As células-tronco que produzem novos neurônios no sistema olfativo alinham-se ao longo das paredes de cavidades cerebrais repletas de líquidos, conhecidas como ventrículos laterais. Arturo Alvarez Buylla e colegas do Rockefeller demonstraram que algumas descendentes destas células-tronco migram uma boa distância para dentro do bulbo olfatório, onde adquirem características dos neurônios dessa área.

Considerando que os novos neurônios em ambas as regiões cerebrais se parecem com os nascidos anteriormente, existe uma grande possibilidade de que seu comportamento também seja igual. Mas como provar isso? Estudos que analisam os efeitos do meio ambiente na anatomia cerebral têm nos ensinado muito. No início dos anos 1960, Mark R. Rosenzweig e colegas da University of California, em Berkeley, removeram roedores de suas condições normais no laboratório, bastante espartanas, e os colocaram em um ambiente mais rico, onde desfrutavam do luxo de viver em grandes gaiolas e conviver com outros roedores. Além disso, podiam explorar os arredores (constantemente modificados pelos responsáveis) e usar diversos brinquedos.

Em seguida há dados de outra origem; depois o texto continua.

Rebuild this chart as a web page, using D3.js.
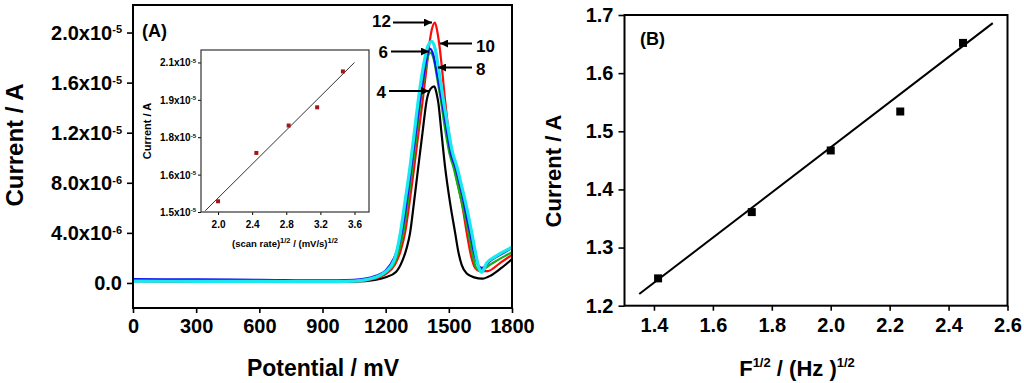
<!DOCTYPE html>
<html><head><meta charset="utf-8">
<script src="https://cdn.jsdelivr.net/npm/d3@7"></script>
<style>
body{margin:0;background:#fff}
text{font-family:"Liberation Sans",Arial,sans-serif;font-weight:bold;fill:#000}
</style>
</head><body><svg id="c" width="1024" height="383"></svg>
<script>
// ---------------- DATA ----------------
// Panel A: DPV curves (Potential mV, Current in 1e-6 A), scan rates 4,6,8,10,12 mV/s
const curve4 = [[0,0.15],[300,0.12],[600,0.1],[900,0.08],[1050,0.1],[1150,0.25],[1200,0.45],[1250,0.9],[1280,1.8],[1300,2.8],[1316,4.0],[1335,6.5],[1355,9.3],[1375,12.0],[1395,14.6],[1413,15.5],[1431,15.7],[1441,15.2],[1450,14.4],[1465,12.0],[1482,9.3],[1505,6.5],[1530,4.0],[1545,2.5],[1561,1.45],[1585,0.75],[1620,0.45],[1660,0.35],[1700,0.6],[1750,1.2],[1800,1.9]];
const curve12 = [[0,0.2],[300,0.18],[600,0.15],[900,0.12],[1050,0.15],[1150,0.35],[1200,0.7],[1245,1.5],[1270,2.5],[1292,4.0],[1314,6.5],[1336,9.3],[1356,12.0],[1376,14.6],[1393,17.0],[1406,18.9],[1420,20.3],[1434,20.8],[1446,20.0],[1458,18.6],[1470,16.7],[1482,14.6],[1503,11.6],[1525,9.3],[1548,7.5],[1568,5.8],[1585,4.0],[1605,2.2],[1625,1.2],[1645,0.95],[1685,0.95],[1740,1.55],[1800,2.25]];
const curve8 = [[0,0.2],[300,0.18],[600,0.15],[900,0.12],[1050,0.18],[1150,0.4],[1200,0.8],[1245,1.7],[1265,2.7],[1284,4.0],[1306,6.5],[1328,9.3],[1348,12.0],[1367,14.6],[1390,17.2],[1411,18.4],[1428,17.9],[1445,16.3],[1462,14.6],[1485,12.0],[1505,10.2],[1521,9.3],[1545,7.6],[1570,5.8],[1593,4.0],[1613,2.2],[1630,1.2],[1650,1.0],[1700,1.5],[1750,2.0],[1800,2.45]];
const curve6 = [[0,0.3],[300,0.28],[600,0.25],[900,0.2],[1050,0.25],[1150,0.55],[1200,1.0],[1240,2.0],[1260,2.9],[1276,4.0],[1300,6.5],[1322,9.3],[1343,12.0],[1363,14.6],[1385,17.0],[1400,18.3],[1411,18.7],[1425,18.3],[1445,16.6],[1466,14.6],[1490,12.2],[1510,10.3],[1530,9.3],[1550,8.0],[1569,6.6],[1585,5.2],[1601,4.0],[1620,2.4],[1640,1.4],[1656,1.2],[1700,1.8],[1750,2.3],[1800,2.8]];
const curve10 = [[0,0.15],[300,0.13],[600,0.12],[900,0.1],[1050,0.15],[1150,0.45],[1200,0.9],[1240,1.8],[1255,2.7],[1270,4.0],[1292,6.5],[1316,9.3],[1336,12.0],[1355,14.6],[1380,17.4],[1400,18.9],[1419,19.3],[1435,18.7],[1455,16.7],[1474,14.6],[1495,12.5],[1515,10.6],[1538,9.3],[1560,7.8],[1585,6.0],[1609,4.0],[1628,2.3],[1645,1.1],[1656,0.85],[1680,1.6],[1720,2.1],[1800,2.85]];
const curveLabels = ["4","12","8","6","10"];

const xTicksA = [0,300,600,900,1200,1500,1800];
const yTicksA = [0,4,8,12,16,20];
const yTickMantA = ["0.0","4.0","8.0","1.2","1.6","2.0"];
const yTickExpA = ["","-6","-6","-5","-5","-5"];

// Inset: peak current vs sqrt(scan rate)
const insetX = [2.0,2.449,2.828,3.162,3.464];
const insetY = [1.543,1.737,1.847,1.920,2.064];
const insetFitX = [1.85,3.6];
const insetFitY = [1.505,2.10];
const insetXTicks = [2.0,2.4,2.8,3.2,3.6];
const insetYTicks = [1.5,1.65,1.8,1.95,2.1];
const insetYTickLabels = ["1.5","1.6","1.8","1.9","2.1"];

// Panel B
const freqX = [1.414,1.732,2.0,2.236,2.449];
const currentB = [1.247,1.361,1.467,1.534,1.652];
const fitBX = [1.35,2.55];
const fitBY = [1.22,1.686];
const xTicksB = [1.4,1.6,1.8,2.0,2.2,2.4,2.6];
const yTicksB = [1.2,1.3,1.4,1.5,1.6,1.7];

// ---------------- STYLE / LAYOUT ----------------
const colors = {"4":"#000000","12":"#ff0a0a","8":"#10b010","6":"#1010ee","10":"#18e8f0"};
const svg = d3.select("#c");

function styleAxis(g){
  g.selectAll(".domain").remove();
  g.selectAll(".tick line").attr("stroke","#000").attr("stroke-width",1.6);
}

// ===== Panel A =====
const A = {x:133,y:5,w:379,h:303};
const gA = svg.append("g").attr("transform",`translate(${A.x},${A.y})`);
const xA = d3.scaleLinear().domain([0,1800]).range([0,A.w]);
const yA = d3.scaleLinear().domain([-2,22.2]).range([A.h,0]);

const gxA = gA.append("g").attr("transform",`translate(0,${A.h})`)
  .call(d3.axisBottom(xA).tickValues(xTicksA).tickSize(5).tickPadding(6).tickFormat(d3.format("d")));
styleAxis(gxA);
gxA.selectAll("text").style("font-size","20px");

const gyA = gA.append("g").call(d3.axisLeft(yA).tickValues(yTicksA).tickSize(6).tickFormat(()=>""));
styleAxis(gyA);
gyA.selectAll(".tick text").remove();
gyA.selectAll(".tick").each(function(d,i){
  const t = d3.select(this).append("text").attr("x",-11).attr("dy","0.35em")
    .attr("text-anchor","end").style("font-size","20px");
  t.append("tspan").text(yTickMantA[i] + (yTickExpA[i] ? "x10" : ""));
  if (yTickExpA[i]) t.append("tspan").attr("dy","-0.6em").style("font-size","11px").text(yTickExpA[i]);
});

const line = d3.line().x(d=>xA(d[0])).y(d=>yA(d[1])).curve(d3.curveMonotoneX);
const curves = {"4":curve4,"12":curve12,"8":curve8,"6":curve6,"10":curve10};
curveLabels.forEach(k=>{
  gA.append("path").attr("d",line(curves[k])).attr("fill","none")
    .attr("stroke",colors[k]).attr("stroke-width",k==="10"?3.2:2.2).attr("stroke-linejoin","round");
});

gA.append("rect").attr("width",A.w).attr("height",A.h).attr("fill","none").attr("stroke","#000").attr("stroke-width",2);

// arrows annotations (absolute px)
const defs = svg.append("defs");
defs.append("marker").attr("id","ah").attr("viewBox","0 0 10 10").attr("refX",10).attr("refY",5)
  .attr("markerWidth",4).attr("markerHeight",4).attr("orient","auto-start-reverse")
  .append("path").attr("d","M0,0L10,5L0,10z").attr("fill","#000");
const ann = [
  {t:"12",tx:391,ty:21,anchor:"end",x1:393,x2:432,y:22.5},
  {t:"10",tx:476,ty:46,anchor:"start",x1:472,x2:440,y:43.5},
  {t:"6",tx:388,ty:52,anchor:"end",x1:391,x2:429,y:51.5},
  {t:"8",tx:476,ty:69,anchor:"start",x1:472,x2:438,y:67.5},
  {t:"4",tx:386,ty:92,anchor:"end",x1:389,x2:429,y:91}
];
ann.forEach(a=>{
  svg.append("line").attr("x1",a.x1).attr("x2",a.x2).attr("y1",a.y).attr("y2",a.y)
    .attr("stroke","#000").attr("stroke-width",2).attr("marker-end","url(#ah)");
  svg.append("text").attr("x",a.tx).attr("y",a.ty).attr("dy","0.35em").attr("text-anchor",a.anchor)
    .style("font-size","17px").text(a.t);
});

svg.append("text").attr("x",142).attr("y",37).style("font-size","18px").text("(A)");
svg.append("text").attr("x",323).attr("y",376).attr("text-anchor","middle").style("font-size","23px").text("Potential / mV");
svg.append("text").attr("transform","translate(23,145) rotate(-90)").attr("text-anchor","middle").style("font-size","24px").text("Current / A");

// ===== Inset =====
const I = {x:201,y:50,w:168,h:162};
const gI = svg.append("g").attr("transform",`translate(${I.x},${I.y})`);
gI.append("rect").attr("width",I.w).attr("height",I.h).attr("fill","#fff").attr("stroke","none");
const xI = d3.scaleLinear().domain([1.8,3.77]).range([0,I.w]);
const yI = d3.scaleLinear().domain([1.5,2.15]).range([I.h,0]);
const gxI = gI.append("g").attr("transform",`translate(0,${I.h})`)
  .call(d3.axisBottom(xI).tickValues(insetXTicks).tickSize(3).tickPadding(6).tickFormat(d3.format(".1f")));
styleAxis(gxI);
gxI.selectAll(".tick line").attr("stroke-width",1);
gxI.selectAll("text").style("font-size","10px");
const gyI = gI.append("g").call(d3.axisLeft(yI).tickValues(insetYTicks).tickSize(3).tickFormat(()=>""));
styleAxis(gyI);
gyI.selectAll(".tick line").attr("stroke-width",1);
gyI.selectAll(".tick text").remove();
gyI.selectAll(".tick").each(function(d,i){
  const t = d3.select(this).append("text").attr("x",-5).attr("dy","0.35em").attr("text-anchor","end").style("font-size","10px");
  t.append("tspan").text(insetYTickLabels[i] + "x10");
  t.append("tspan").attr("dy","-0.6em").style("font-size","6px").text("-5");
});
gI.append("line").attr("x1",xI(insetFitX[0])).attr("x2",xI(insetFitX[1]))
  .attr("y1",yI(insetFitY[0])).attr("y2",yI(insetFitY[1])).attr("stroke","#333").attr("stroke-width",1);
gI.selectAll("rect.pt").data(insetX).enter().append("rect").attr("class","pt")
  .attr("x",(d)=>xI(d)-2).attr("y",(d,i)=>yI(insetY[i])-2).attr("width",4).attr("height",4).attr("fill","#a01818");
gI.append("rect").attr("width",I.w).attr("height",I.h).attr("fill","none").attr("stroke","#333").attr("stroke-width",1.2);
const itx = svg.append("text").attr("x",285).attr("y",247).attr("text-anchor","middle").style("font-size","9.5px");
itx.append("tspan").text("(scan rate)");
itx.append("tspan").attr("dy","-4").style("font-size","7.5px").text("1/2");
itx.append("tspan").attr("dy","4").text(" / (mV/s)");
itx.append("tspan").attr("dy","-4").style("font-size","7.5px").text("1/2");
svg.append("text").attr("transform","translate(151,131) rotate(-90)").attr("text-anchor","middle").style("font-size","11px").text("Current / A");

// ===== Panel B =====
const B = {x:624.5,y:15,w:383,h:290.7};
const gB = svg.append("g").attr("transform",`translate(${B.x},${B.y})`);
const xB = d3.scaleLinear().domain([1.3,2.6]).range([0,B.w]);
const yB = d3.scaleLinear().domain([1.2,1.7]).range([B.h,0]);
const gxB = gB.append("g").attr("transform",`translate(0,${B.h})`)
  .call(d3.axisBottom(xB).tickValues(xTicksB).tickSize(5).tickPadding(7).tickFormat(d3.format(".1f")));
styleAxis(gxB);
gxB.selectAll("text").style("font-size","20px");
const gyB = gB.append("g").call(d3.axisLeft(yB).tickValues(yTicksB).tickSize(6).tickPadding(5).tickFormat(d3.format(".1f")));
styleAxis(gyB);
gyB.selectAll("text").style("font-size","20px");
gB.append("line").attr("x1",xB(fitBX[0])).attr("x2",xB(fitBX[1]))
  .attr("y1",yB(fitBY[0])).attr("y2",yB(fitBY[1])).attr("stroke","#000").attr("stroke-width",2);
gB.selectAll("rect.pt").data(freqX).enter().append("rect").attr("class","pt")
  .attr("x",d=>xB(d)-4).attr("y",(d,i)=>yB(currentB[i])-4).attr("width",8).attr("height",8).attr("fill","#000");
gB.append("rect").attr("width",B.w).attr("height",B.h).attr("fill","none").attr("stroke","#000").attr("stroke-width",2);

svg.append("text").attr("x",640).attr("y",45).style("font-size","18px").text("(B)");
svg.append("text").attr("transform","translate(561,171) rotate(-90)").attr("text-anchor","middle").style("font-size","22px").text("Current / A");
const btx = svg.append("text").attr("x",797).attr("y",376).attr("text-anchor","middle").style("font-size","22px");
btx.append("tspan").text("F");
btx.append("tspan").attr("dy","-9").style("font-size","13px").text("1/2");
btx.append("tspan").attr("dy","9").text(" / (Hz )");
btx.append("tspan").attr("dy","-9").style("font-size","13px").text("1/2");
</script>
</body></html>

O grupo de Rosenzweig, e mais tarde o de William T. Greenough, da University of Illinois, descreveram conseqüências admiráveis desse experimento. Em comparação com animais mantidos nas gaiolas padrão, o cérebro daqueles que desfrutaram de uma vida mais rica ficou mais pesado, além de apresentar maior densidade de determinadas estruturas, diferenças nos níveis de alguns neurotransmissores (moléculas que transportam mensagens estimuladoras ou inibidoras de um neurônio para outro), maior número de conexões entre as neurônios e maior ramificação de projeções neuronais. E demonstraram melhor desempenho em testes de aprendizagem.

Desde então, neurobiólogos se convenceram de que o enriquecimento do ambiente em que vivem roedores maduros influencia o processo de formação da circuitaria cerebral, aumentando sua capacidade cerebral. Durante anos, porém, a noção de que a produção de novos neurônios no cérebro adulto poderia contribuir para isso foi descartada, mesmo após Altman ter sugerido, já em 1964, que tal processo deveria ser considerado.

Outras descobertas confirmaram que modificações ambientais de fato afetam a neurogênese adulta. Através da aplicação de uma tecnologia não disponível na década de 1960, nosso grupo demonstrou, em 1997, que camundongos adultos com condição de vida mais rica produziram 60% mais células granulares novas no giro denteado que um grupo de controle geneticamente idêntico. Também se saíram melhor em um teste de aprendizagem. A melhoria do ambiente aumentou até mesmo a neurogênese e o desempenho de aprendizagem de camundongos com idade bastante avançada, cuja taxa básica de produção neuronal é muito mais baixa que a de adultos jovens.

Não estamos afirmando que as melhorias de comportamento tenham ocorrido unicamente graças aos novos neurônios, uma vez que modificações na configuração das ramificações, bem como no microambiente químico das áreas cerebrais envolvidas sem dúvida têm papel importante. Por outro lado, seria surpreendente se um progresso tão dramático na formação de neurônios, assim como a preservação da neurogênese adulta durante a evolução, não servisse a alguma função.